### WHAT YOU ARE ASKED TO DO
Give an exact copy of every line, leaving images out.

▬▬▬

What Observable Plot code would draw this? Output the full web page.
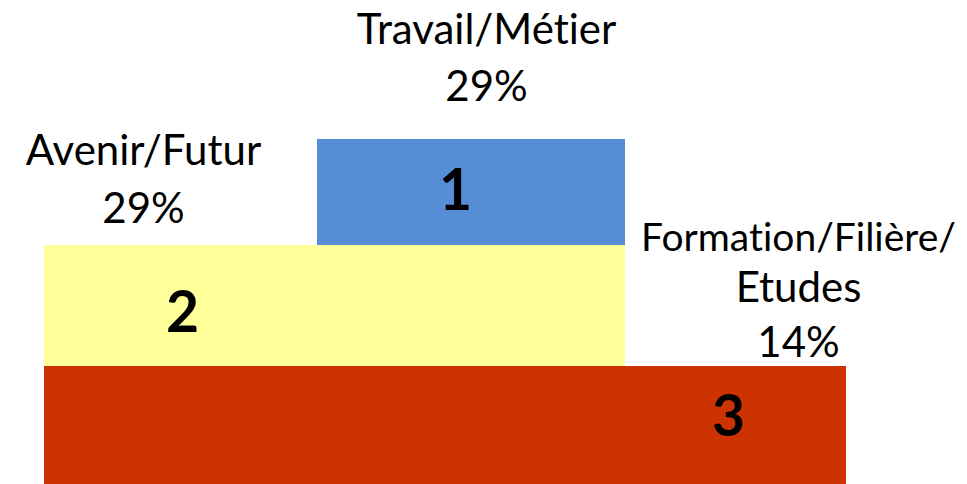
<!DOCTYPE html>
<html><head><meta charset="utf-8">
<script src="https://cdn.jsdelivr.net/npm/d3@7"></script>
<script src="https://cdn.jsdelivr.net/npm/@observablehq/plot@0.6"></script>
<style>html,body{margin:0;padding:0;background:#fff;overflow:hidden} svg text{font-variant-ligatures:none;font-feature-settings:"liga" 0}</style>
</head><body><div id="chart"></div>
<script>
// Data
const ranks = [1, 2, 3];
const categories = ["Travail/Métier", "Avenir/Futur", "Formation/Filière/\nEtudes"];
const percents = [29, 29, 14];
// Podium step extents (podium units, left→right, top→bottom)
const stepStart = [317, 44, 44];
const stepEnd = [625, 625, 846];
const stepTop = [139, 245, 366];
const stepBottom = [245, 366, 484];
const colors = ["#558ED5", "#FFFF99", "#CC3300"];

// Layout for annotations (podium units)
const rankLabelX = [455, 182, 728];
const rankLabelY = [209, 331, 435];
const catLabelX = [486, 143, 798];
const catLabelBaseline = [[43, 100], [164, 222], [250, 301, 356]];
const catLineSize = [[42, 42], [42, 42], [39, 42, 42]];

const bars = ranks.map((r, i) => ({rank: r, x1: stepStart[i], x2: stepEnd[i], y1: stepTop[i], y2: stepBottom[i], color: colors[i]}));
const rankLabels = ranks.map((r, i) => ({text: String(r), x: rankLabelX[i], y: rankLabelY[i]}));
const catLines = [];
categories.forEach((c, i) => {
  const lines = c.split("\n").concat([percents[i] + "%"]);
  lines.forEach((t, j) => catLines.push({text: t, x: catLabelX[i], y: catLabelBaseline[i][j], size: catLineSize[i][j]}));
});

const chart = Plot.plot({
  width: 967, height: 484,
  margin: 0,
  x: {domain: [0, 967], range: [0, 967], axis: null},
  y: {domain: [0, 484], range: [0, 484], axis: null},
  style: {fontFamily: "Lato, sans-serif", background: "#fff"},
  marks: [
    Plot.rect(bars, {x1: "x1", x2: "x2", y1: "y1", y2: "y2", fill: d => d.color}),
    Plot.text(rankLabels, {x: "x", y: "y", text: "text", fontSize: 57, fontWeight: "bold", fill: "#000", lineAnchor: "bottom", textAnchor: "middle"}),
    Plot.text(catLines, {x: "x", y: "y", text: "text", fontSize: "size", fill: "#000", lineAnchor: "bottom", textAnchor: "middle"})
  ]
});
document.getElementById("chart").appendChild(chart);
</script>
</body></html>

▬▬▬

### RESULT
What Observable Plot code would draw this? Output the full web page.
<!DOCTYPE html>
<html><head><meta charset="utf-8">
<script src="https://cdn.jsdelivr.net/npm/d3@7"></script>
<script src="https://cdn.jsdelivr.net/npm/@observablehq/plot@0.6"></script>
<style>html,body{margin:0;padding:0;background:#fff;overflow:hidden} svg text{font-variant-ligatures:none;font-feature-settings:"liga" 0}</style>
</head><body><div id="chart"></div>
<script>
// Data
const ranks = [1, 2, 3];
const categories = ["Travail/Métier", "Avenir/Futur", "Formation/Filière/\nEtudes"];
const percents = [29, 29, 14];
// Podium step extents (podium units, left→right, top→bottom)
const stepStart = [317, 44, 44];
const stepEnd = [625, 625, 846];
const stepTop = [139, 245, 366];
const stepBottom = [245, 366, 484];
const colors = ["#558ED5", "#FFFF99", "#CC3300"];

// Layout for annotations (podium units)
const rankLabelX = [455, 182, 728];
const rankLabelY = [209, 331, 435];
const catLabelX = [486, 143, 798];
const catLabelBaseline = [[43, 100], [164, 222], [250, 301, 356]];
const catLineSize = [[42, 42], [42, 42], [39, 42, 42]];

const bars = ranks.map((r, i) => ({rank: r, x1: stepStart[i], x2: stepEnd[i], y1: stepTop[i], y2: stepBottom[i], color: colors[i]}));
const rankLabels = ranks.map((r, i) => ({text: String(r), x: rankLabelX[i], y: rankLabelY[i]}));
const catLines = [];
categories.forEach((c, i) => {
  const lines = c.split("\n").concat([percents[i] + "%"]);
  lines.forEach((t, j) => catLines.push({text: t, x: catLabelX[i], y: catLabelBaseline[i][j], size: catLineSize[i][j]}));
});

const chart = Plot.plot({
  width: 967, height: 484,
  margin: 0,
  x: {domain: [0, 967], range: [0, 967], axis: null},
  y: {domain: [0, 484], range: [0, 484], axis: null},
  style: {fontFamily: "Lato, sans-serif", background: "#fff"},
  marks: [
    Plot.rect(bars, {x1: "x1", x2: "x2", y1: "y1", y2: "y2", fill: d => d.color}),
    Plot.text(rankLabels, {x: "x", y: "y", text: "text", fontSize: 57, fontWeight: "bold", fill: "#000", lineAnchor: "bottom", textAnchor: "middle"}),
    Plot.text(catLines, {x: "x", y: "y", text: "text", fontSize: "size", fill: "#000", lineAnchor: "bottom", textAnchor: "middle"})
  ]
});
document.getElementById("chart").appendChild(chart);
</script>
</body></html>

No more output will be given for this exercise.